Species of flowering plant

Sisymbrium erysimoides, known as smooth mustard, is a plant in the family Brassicaceae. It is found on roadsides and wasteland, and as a weed of arable land. A native to western Mediterranean region, it is now well-established throughout the world.

==Description==
Cool season annual, erect, glabrous or shortly pubescent herb 10–80 cm tall. Basal leaves are up to 15 cm long, lyrate-pinnatifid, toothed, petiolate, reducing to lanceolate, mostly toothed. Flowerheads are paniculate. Sepals are 1–2 mm long and glabrous. Petals are 1–2.5 mm long, yellow to pale yellow. Siliqua are linear, straight, horizontal, 2.5–5 cm long, 1 mm wide and attenuate into a style; pedicels are thick and 2–5 mm long. Flowering is in late winter and spring.
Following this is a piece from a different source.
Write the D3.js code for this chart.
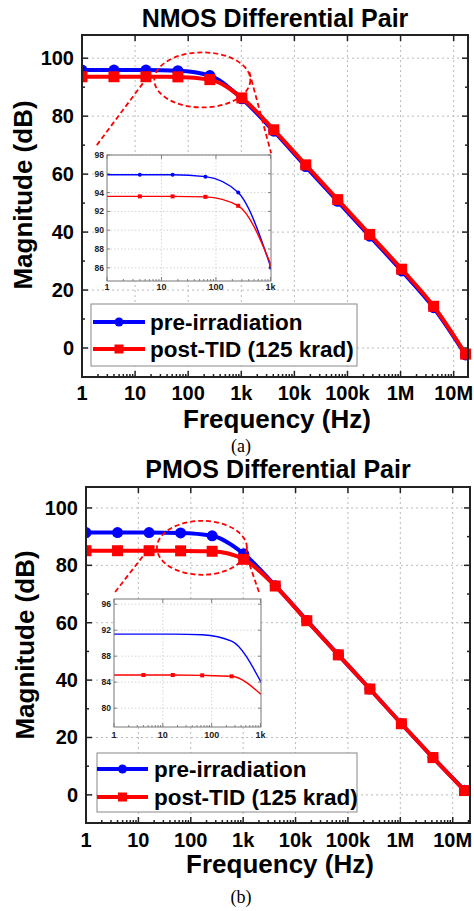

It was introduced in Australia where it is now widespread in dry regions west of the Tablelands.

==Uses==
===In food===
Young leaves are eaten as salad.

===Traditional medicine===
Ethnobotanically used as a medicinal plants for respiratory disorders. Antioxidant molecules - Apigenin, apigenin-7-O-galactoside, apigenin-7-O-β-rhamnoside, apigenin-7-O-glucuronide, kaempferol, apigenin-7-O-rhamnosyl galactoronide, kaempferol-3-xyloside-7-galactoside, quercetin-6,4′-dimethoxy-3-fructo-rhamnoside, quercetin 4′-methoxy-3-fructo-rhamnoside - were reported to be identified from the plant. The whole plant extract was reported to have anti-inflammatory and analgesic activities.